While what is happening, rapidly, to Bermuda today mirrors to a great extent what is happening throughout the world, there is in that no excuse for our continuing to do nothing.
And, just for the record, our habit of ignoring our duty to do for ourselves while at the same time carping, nitpicking and blaming "the leadership" did not begin in the era of Ewart Brown.
This is meant to be the third, and final, installment of my three-parter on "the Enigmatic Dr. Ewart Brown". But, as to Dr. Brown himself, I think I have said all I planned to say.
As is now clear, it was not my intention to join the bandwagon by rendering some premature eulogy of Dr.. Brown or composing my version of the obituary of his administration. We really should beware anyway the misguided propaganda suggesting that the time has come for either. Those who are hell bent on bringing Brown down will probably find, sooner or later, that they are just that: hell bent. No leader can successfully lead without the support of followers. The fleet is only as fast as the slowest ship.
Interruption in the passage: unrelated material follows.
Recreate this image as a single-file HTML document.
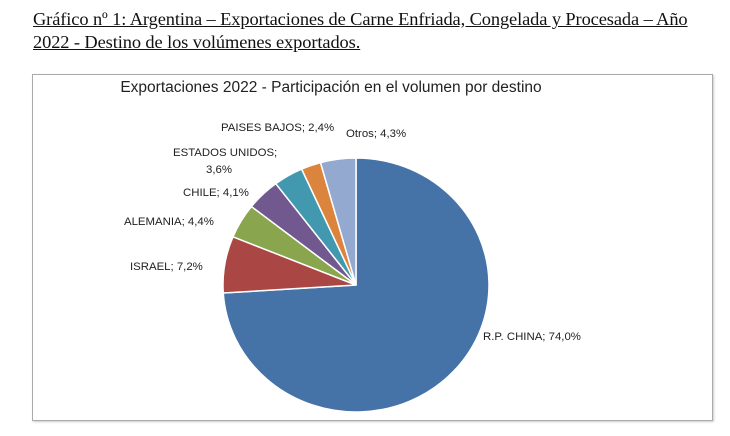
<!DOCTYPE html>
<html><head><meta charset="utf-8"><style>
body{margin:0;width:730px;height:436px;background:#fff;overflow:hidden;position:relative}
.t{position:absolute;left:33px;font-family:"Liberation Serif",serif;font-size:18.4px;text-decoration:underline;color:#111;white-space:nowrap;letter-spacing:-0.1px}
.frame{position:absolute;left:32px;top:74px;width:679px;height:345px;border:1px solid #aaa;box-shadow:1px 1px 2px #ccc}
svg{position:absolute;left:0;top:0}
text{font-family:"Liberation Sans",sans-serif;fill:#222}
</style></head><body>
<div class="t" style="top:9px">Gráfico nº 1: Argentina – Exportaciones de Carne Enfriada, Congelada y Procesada – Año</div>
<div class="t" style="top:32px">2022 - Destino de los volúmenes exportados.</div>
<div class="frame"></div>
<svg width="730" height="436" id="s">
<text x="331" y="92" font-size="15.5" text-anchor="middle">Exportaciones 2022 - Participación en el volumen por destino</text>
<g font-size="11.4">
<text x="221" y="131">PAISES BAJOS; 2,4%</text>
<text x="346" y="137">Otros; 4,3%</text>
<text x="173" y="156">ESTADOS UNIDOS;</text>
<text x="206" y="173">3,6%</text>
<text x="183" y="196">CHILE; 4,1%</text>
<text x="124" y="225">ALEMANIA; 4,4%</text>
<text x="130" y="270">ISRAEL; 7,2%</text>
<text x="483" y="340">R.P. CHINA; 74,0%</text>
</g>
<g id="pie" stroke="#fff" stroke-width="1.5"></g>
</svg>
<script>
var cx=356,cy=285,rx=133,ry=127;
var d=[[74,"#4572a7"],[7.2,"#aa4643"],[4.4,"#89a54e"],[4.1,"#71588f"],[3.6,"#4198af"],[2.4,"#db843d"],[4.3,"#93a9cf"]];
var a=0,h="";
function p(t){t=t*Math.PI/180;return (cx+rx*Math.sin(t)).toFixed(2)+" "+(cy-ry*Math.cos(t)).toFixed(2);}
d.forEach(function(s){var b=a+s[0]*3.6;h+='<path fill="'+s[1]+'" d="M'+cx+' '+cy+' L'+p(a)+' A'+rx+' '+ry+' 0 '+(b-a>180?1:0)+' 1 '+p(b)+' Z"/>';a=b;});
document.getElementById("pie").innerHTML=h;
</script>
</body></html>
As there is only so much that any Premier of Bermuda can accomplish under the current political model, we would do well to pivot from the apparent enigma of Ewart Brown to the more meaningful discussion of how and why Bermuda's greatest threats are (i) its own political system and (ii) Bermudians.
I will, if permitted, devote my next few columns on precisely these matters in hopes that maybe just this once, we can stimulate informed and constructive discussion without rancor or namecalling. A tall order, I know, but the stakes are very high.
In that context, we would do well to consider carefully what I suggest are a few important home truths.
First, the colonial system under which we are socially, politically and constitutionally organised is designed to fail us and to subordinate our best interests to those who colonise and control us.
Second, under the current political model, no one actually either "runs the Government" or is "in charge".
Likewise, third, none of us has a monopoly on wisdom.
Fourth, we have all but completely rejected centuries of Christian nurturing by erasing from our consciousness the simple fact that of faith, hope and love, the greatest of these is love.